I was thinking to myself-- does there exist two n.w.d. distinct not closed sets whose closures are the same? I think this is possible with some weird discrete sets in the reals... For example:
$$
A=\left\{\frac{1}{n}: n \in \mathbb{N}\right\}\cup \left\{2+\frac{1}{n}: n \in \mathbb{N}\right\}, \\B=\left\{\frac{1}{n}:n\in \mathbb{N}\right\}\cup\{0\}\cup \left\{2+\frac{1}{n+1}: n \in \mathbb{N}\right\}
$$
This is an example that answers my question in the affirmative, ... But this example is really unsatisfying...

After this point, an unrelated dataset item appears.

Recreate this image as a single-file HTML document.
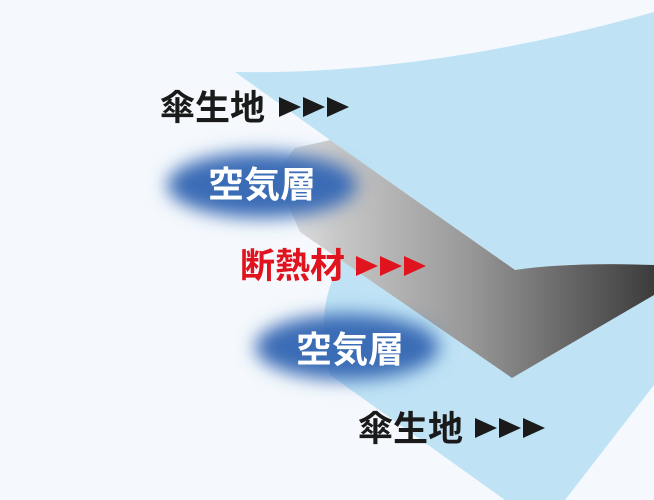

So, my question is: what are the known limitations to this? Can distinct not closed no-where dense sets whose closures are the same be both uncountable? I suspect the answer is yes, with some careful attention to details. If two uncountable sets $A,B$ are disjoint but no where dense, not closed, how big can $\text{cl}(A)\cap \text{cl}(B)$ be? Size continuum?
As a variation of the above question, what if the sets $A$, $B$ are precisely in the above question except their intersection is finite? countable?i.e. (almost disjoint)
I realize that I asked a lot of questions in one post but that is because I suspect that there exists a relatively short answer that covers a lot of my questions.
I'm not sure how to tag this question, feel free to re-tag as needed.
Easily arranged.
Just take any two subsets of the Cantor set (or any non-discrete nowhere dense set) such that the closure of each is the Cantor set. For example, if we consider the set of interval endpoints from the construction, this is a countable dense subset of the Cantor set, and its complement is also dense in the Cantor set.
Both are subsets of the Cantor set, so they are nowhere dense in $\Bbb R$. They are even disjoint.